Monday, July 17, 2006

Full NTFS Support... Again

It looks like the ability to read/write to NTFS partitions in Linux has arrived.... again...

Originally, we had captive-ntfs, which was the first real contender that brought read/write support for NTFS. It worked by wrapping the "NTFS.SYS" driver from Windows, and required a valid Windows license to use (legally, that is). Unfortunately, captive-ntfs wasn't compatible with the 2.6 kernel for a very long time. However, earlier this year, a new version was released that does work with the 2.6 kernel (most modern Linux distributions use the 2.6 kernel, making this a pretty important feature).

Unfortunately, captive-ntfs isn't quite the end-all-be-all solution to the NTFS problem. It's not the speediest method ever conceived and it does require a Windows license to legally use. For most people though, neither of these problems are an issue. Lastly, there are reports that the driver is still rough around the edges.

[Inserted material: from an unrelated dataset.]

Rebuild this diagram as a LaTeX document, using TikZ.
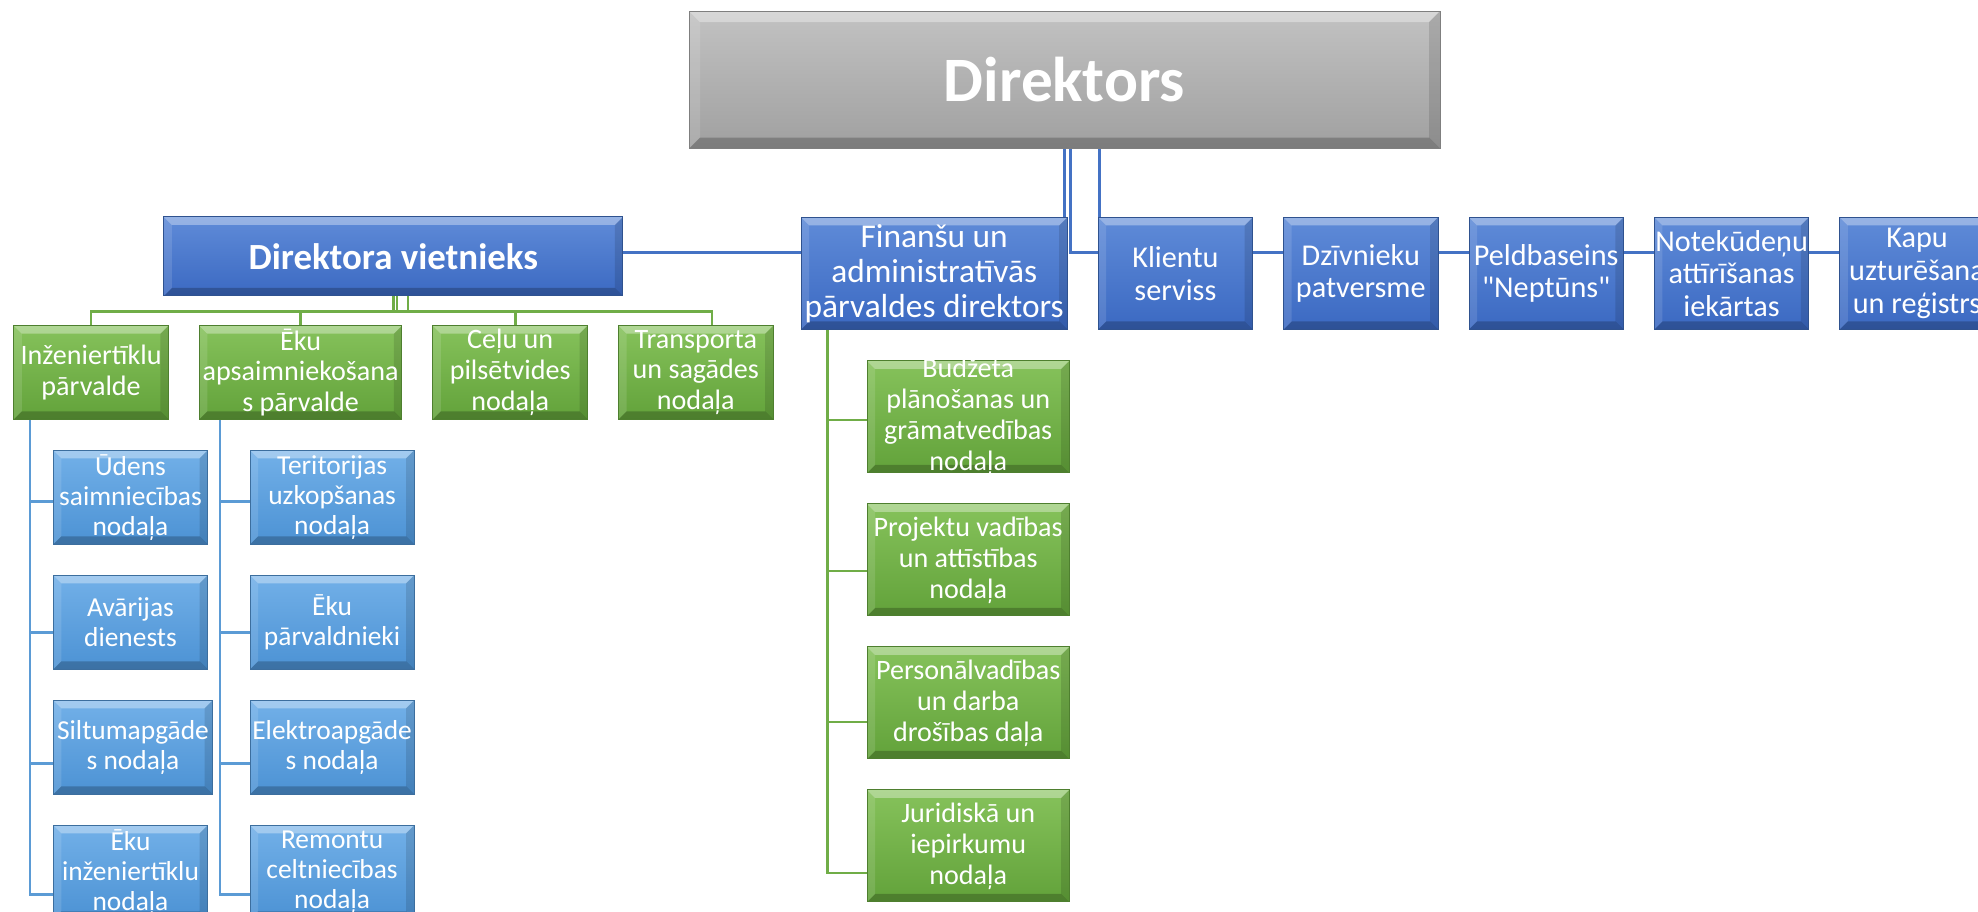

Meanwhile, the Linux-NTFS project has continued their "slowly but surely" approach to the problem, and it appears that the project may just have reached fruition. The ntfs-3g driver provides a decently fast, completely open-source (and Microsoft-free) approach to the NTFS read/write problem. It's also in active development, unlike the former solution.

If you're dying to be able to write to your NTFS partition, check out the announcement (complete with installation instructions. If you're an Ubuntu user, you can snag some slightly different instructions over here.
(Edit: Or if you're into broken english, here's another easier (aside from the engrish) ntfs-3g Ubuntu HOWTO.)

Read/write support is one of those problems that just hasn't gone away over the years, but it seems like many peoples' hard work is finally paying off. It'll be nice to finally be able to read/write to NTFS drives "out of the box" in Linux.